Thursday 17 February 2011

Totilla Soup

Earlier I watched a light hearted and warm offering for Valentine’s week released in 2001 and based on an original Chinese production called Eat Drink Man Woman, written by Hui-King Wang, Ang Lee and Jams Schamus. This film version Tortilla Soup is story of an American Latino cook Martin Naranjo who has lost his sense of taste and smell and has left the Restaurant where he was the boss with a partner who has taken over. As a widower of 15 years he has successfully brought up three daughters into adulthood although imposed who own values and dreams for their futures.

The eldest Letica was a Catholic who has becomes an evangelical Christian ands who teaches chemistry at high school. She is full of sexual guilt and has become even more conservative than her father. She resists pressure from her sisters to go adventuring. She begins to break out with a domestic plate smashing rebellion against their parent’s continuing control over their lives. She is also attracted to the school baseball coach who she thinks is responsible for a Valentine card and love poems, actually sent by students. He is shocked at first when she decides to respond but they quickly realise their passion and decide to go to Las Vegas and marry after beginning a sexual relationship. Father responds well as the film develops looking forward to a visit with his new son in law to the Dodgers although he eschews the offer of sausage dogs and cola for his own snack creations.

The middle daughter is successful in business and reached the point of leaving home buying a new Condo which is still in the process of being built. She is then offered a well paid job in Barcelona which she decides to take saying she will rent out the Condo. Her real passion is cooking and wanting to have her own restaurant. She makes it to the airport where father gives her some of his cooking knives which she is about to take as hand luggage in this pre 9/11 film. She changes her mind and at the end of the film she has her own restaurant and has the now extended family at a table.

The youngest is aggressive, angry with herself and the world and uncertain of her future, She is due to go to college but after a row with her father she moves into the small flat of her new boyfriend without asking him and then reorganises the flat and his life without seeking his views. When he expresses his reservations she reacts and leaves. The precipitating cause is some papers which he subsequently admits he had hidden away because he had applied to the college in order to be with her. They make up and go off to college together.

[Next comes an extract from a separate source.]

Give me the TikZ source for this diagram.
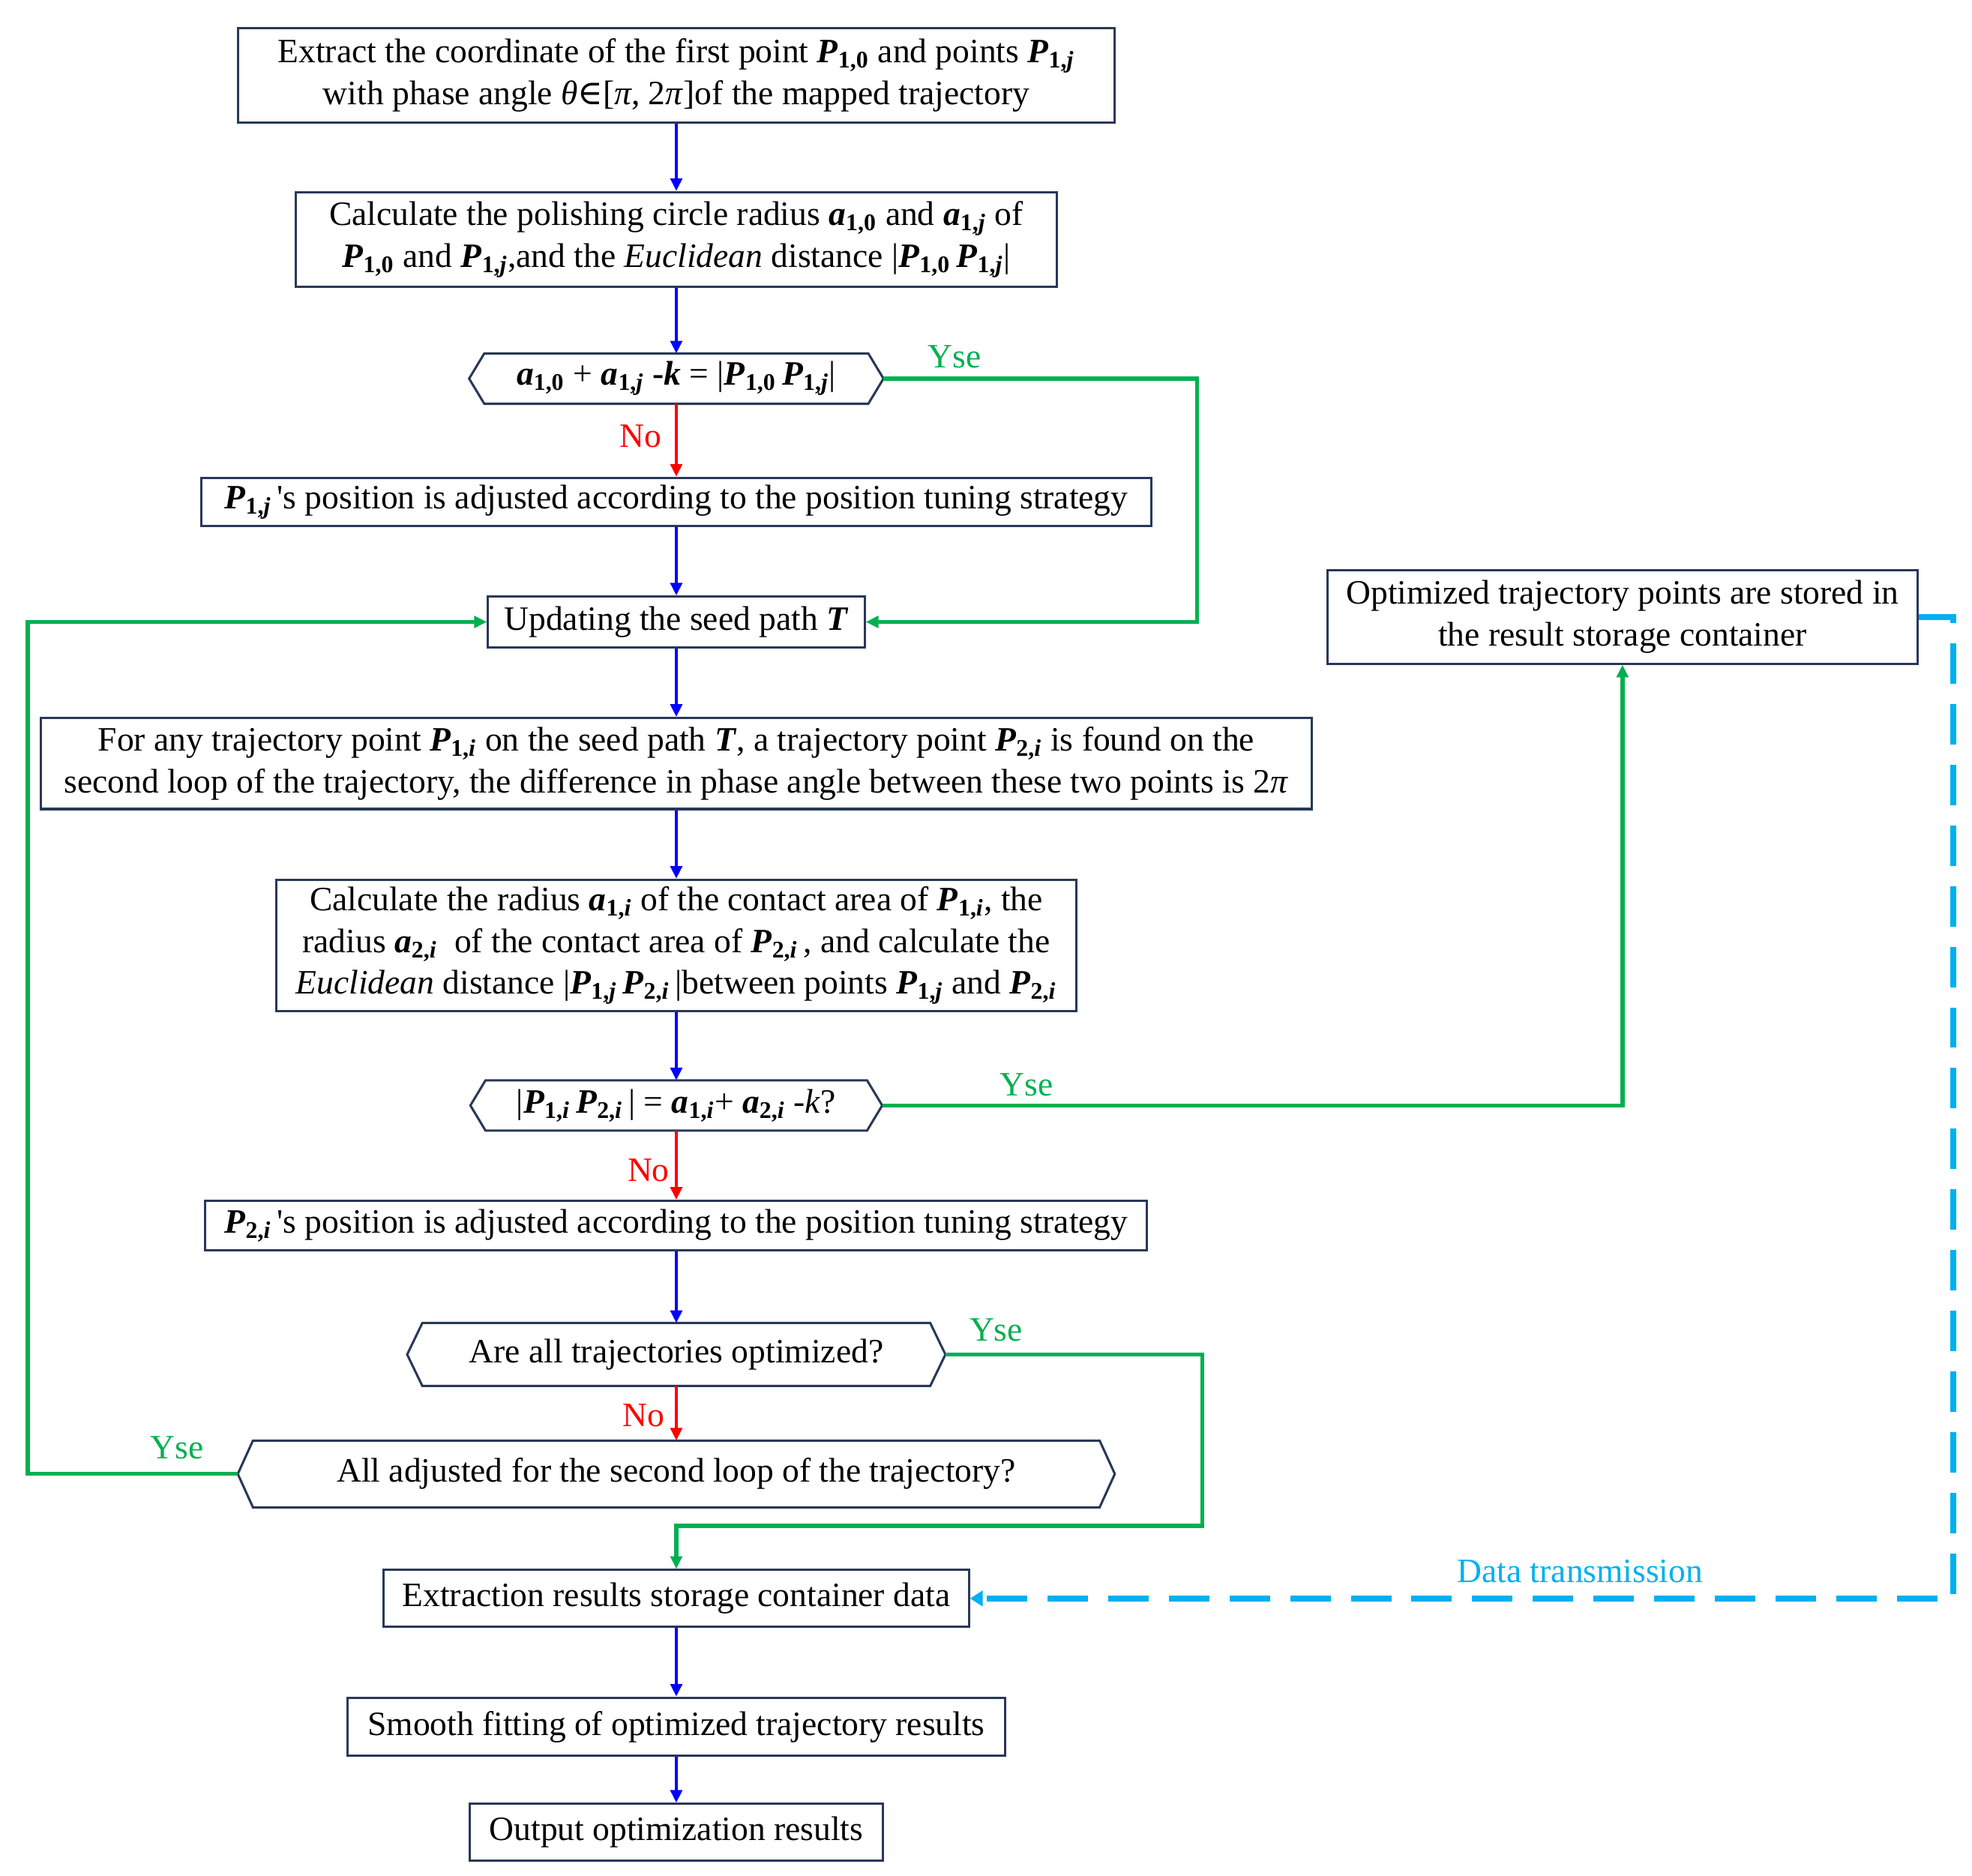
\documentclass[tikz,border=0pt]{standalone}
\usepackage{fontspec}
\setmainfont{Liberation Serif}
\newfontfamily\symfont{DejaVu Serif}
\usetikzlibrary{arrows.meta}
\newcommand{\Pp}[1]{\textbf{\textit{P}\textsubscript{#1}}}
\newcommand{\Aa}[1]{\textbf{\textit{a}\textsubscript{#1}}}
\definecolor{boxc}{RGB}{40,56,88}
\definecolor{gr}{RGB}{0,176,80}
\definecolor{cy}{RGB}{0,176,240}
\tikzset{
  txt/.style={font=\fontsize{13.5}{16.5}\selectfont, align=center, inner sep=0pt},
  box/.style={txt, draw=boxc, line width=0.9pt, fill=white},
  hexa/.style={txt},
  hexline/.style={draw=boxc, line width=0.9pt},
  arr/.style={line width=1.4pt, -{Triangle[length=5pt,width=4.6pt]}},
  barr/.style={arr, blue},
  rarr/.style={arr, red},
  garr/.style={line width=1.6pt, gr, -{Triangle[length=5pt,width=4.6pt]}},
  carr/.style={line width=2.4pt, cy, dash pattern=on 16pt off 8pt, -{Triangle[length=5pt,width=6pt]}},
  glab/.style={txt, text=gr},
  rlab/.style={txt, text=red},
  clab/.style={txt, text=cy}
}
\newcommand{\hexdraw}[1]{\draw[hexline] ([xshift=6pt]#1.north west) -- ([xshift=-6pt]#1.north east) -- (#1.east) -- ([xshift=-6pt]#1.south east) -- ([xshift=6pt]#1.south west) -- (#1.west) -- cycle;}
\begin{document}
\begin{tikzpicture}[x=0.5pt,y=-0.5pt]
\useasboundingbox (0,0) rectangle (1560,1484);

\node[box, minimum width=346.5pt, minimum height=37.5pt] (b1) at (535,59.5)
  {Extract the coordinate of the first point \Pp{1,0} and points \Pp{1,\textit{j}}\\
   with phase angle \textit{θ}{\symfont ∈}[\textit{π}, 2\textit{π}]of the mapped trajectory};
\node[box, minimum width=301pt, minimum height=37.5pt] (b2) at (535,189.5)
  {Calculate the polishing circle radius \Aa{1,0} and \Aa{1,\textit{j}} of\\
   \Pp{1,0} and \Pp{1,\textit{j}},and the \textit{Euclidean} distance |\Pp{1,0}\,\Pp{1,\textit{j}}|};
\node[hexa, minimum width=163.5pt, minimum height=19.5pt] (h1) at (535,299.5)
  {\Aa{1,0} + \Aa{1,\textit{j}} \textbf{-\textit{k}} = |\Pp{1,0}\,\Pp{1,\textit{j}}|};
\hexdraw{h1}
\node[box, minimum width=375.5pt, minimum height=19pt] (b3) at (535,397)
  {\Pp{1,\textit{j}}\,\textquotesingle s position is adjusted according to the position tuning strategy};
\node[box, minimum width=149pt, minimum height=20pt] (b4) at (535,492)
  {Updating the seed path \textbf{\textit{T}}};
\node[box, minimum width=502.5pt, minimum height=36pt] (b5) at (535,604)
  {For any trajectory point \Pp{1,\textit{i}} on the seed path \textbf{\textit{T}}, a trajectory point \Pp{2,\textit{i}} is found on the\\
   second loop of the trajectory, the difference in phase angle between these two points is 2\textit{π}};
\node[box, minimum width=316.5pt, minimum height=52pt] (b6) at (535,748)
  {Calculate the radius \Aa{1,\textit{i}} of the contact area of \Pp{1,\textit{i}}, the\\
   radius \Aa{2,\textit{i}}\ \ of the contact area of \Pp{2,\textit{i}}\,, and calculate the\\
   \textit{Euclidean} distance |\Pp{1,\textit{j}}\,\Pp{2,\textit{i}}\,|between points \Pp{1,\textit{j}} and \Pp{2,\textit{i}}};
\node[hexa, minimum width=162.5pt, minimum height=19.5pt] (h2) at (535,874.5)
  {|\Pp{1,\textit{i}}\,\Pp{2,\textit{i}}\,| = \Aa{1,\textit{i}}+ \Aa{2,\textit{i}} -\textit{k}?};
\hexdraw{h2}
\node[box, minimum width=372.5pt, minimum height=19.5pt] (b7) at (535,969.5)
  {\Pp{2,\textit{i}}\,\textquotesingle s position is adjusted according to the position tuning strategy};
\node[hexa, minimum width=212.5pt, minimum height=24.5pt] (h3) at (535,1071.5)
  {Are all trajectories optimized?};
\hexdraw{h3}
\node[hexa, minimum width=346.5pt, minimum height=26pt] (h4) at (535,1166)
  {All adjusted for the second loop of the trajectory?};
\hexdraw{h4}
\node[box, minimum width=231.5pt, minimum height=22.5pt] (b8) at (535,1264.5)
  {Extraction results storage container data};
\node[box, minimum width=260pt, minimum height=23pt] (b9) at (535,1366)
  {Smooth fitting of optimized trajectory results};
\node[box, minimum width=163.5pt, minimum height=22.5pt] (b10) at (535,1449.5)
  {Output optimization results};
\node[box, minimum width=233.5pt, minimum height=37pt] (opt) at (1283.5,488)
  {Optimized trajectory points are stored in\\ the result storage container};

% blue arrows
\draw[barr] (b1) -- (b2);
\draw[barr] (b2) -- (h1);
\draw[barr] (b3) -- (b4);
\draw[barr] (b4) -- (b5);
\draw[barr] (b5) -- (b6);
\draw[barr] (b6) -- (h2);
\draw[barr] (b7) -- (h3);
\draw[barr] (b8) -- (b9);
\draw[barr] (b9) -- (b10);
% red arrows
\draw[rarr] (h1) -- (b3);
\draw[rarr] (h2) -- (b7);
\draw[rarr] (h3) -- (h4);
% green
\coordinate (g1a) at (947,299.5);
\coordinate (g1b) at (947,492);
\draw[garr] (h1.east) -- (g1a) -- (g1b) -- (b4.east);
\coordinate (g2a) at (1283.5,874.5);
\draw[garr] (h2.east) -- (g2a) -- (opt.south);
\coordinate (g3a) at (951,1071.5);
\coordinate (g3b) at (951,1207);
\coordinate (g3c) at (535,1207);
\draw[garr] (h3.east) -- (g3a) -- (g3b) -- (g3c) -- (b8.north);
\coordinate (g4a) at (22,1166);
\coordinate (g4b) at (22,492);
\draw[garr] (h4.west) -- (g4a) -- (g4b) -- (b4.west);
% cyan dashed
\coordinate (c1) at (1545,488);
\coordinate (c2) at (1545,1264.5);
\draw[carr] (opt.east) -- (c1) -- (c2) -- (b8.east);

% labels
\node[glab] (y1) at (755,282) {Yse};
\node[rlab] (n1) at (507,345) {No};
\node[glab] (y2) at (812,858) {Yse};
\node[rlab] (n2) at (513,926) {No};
\node[glab] (y3) at (788,1052) {Yse};
\node[rlab] (n3) at (509,1120) {No};
\node[glab] (y4) at (140,1145) {Yse};
\node[clab] (dt) at (1250,1243) {Data transmission};
\end{tikzpicture}
\end{document}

Entwined with their stories is food, glorious Mexican American food dishes always banquet style even for Sunday lunch let alone for special occasions. At one meal father is called away to his old restaurant because the outer covering of a baked pears dish has burnt. He works out how to use the pears into a coupe with great success. When he finds the daughter of a family friend is not enjoying her lunches he provides them for her in secret, at least for a while. He find it difficult to cope with his lack of taste and smell and this is affecting quality of the food he is preparing at home

The friend of the family is a young divorced and when her mother comes to visit she has immediate designs on Mr Naranjo. When is former partner suddenly dies and all three daughters are about to embark on their separate loves he announces at a family gathering with everyone present, including grandmother, mother and daughter that he has decided to sell the family home and all its past associations and but a new home large enough for everyone to come and stay. He is of good health and then proposes marriage to the daughter rather than the grandmother, the daughter is about the same age as his eldest daughter. She accepts and in the final scene at the restaurant of his doors, his wife is evidently pregnant in this everyone happy ever after story. He even gets his taste and smell back.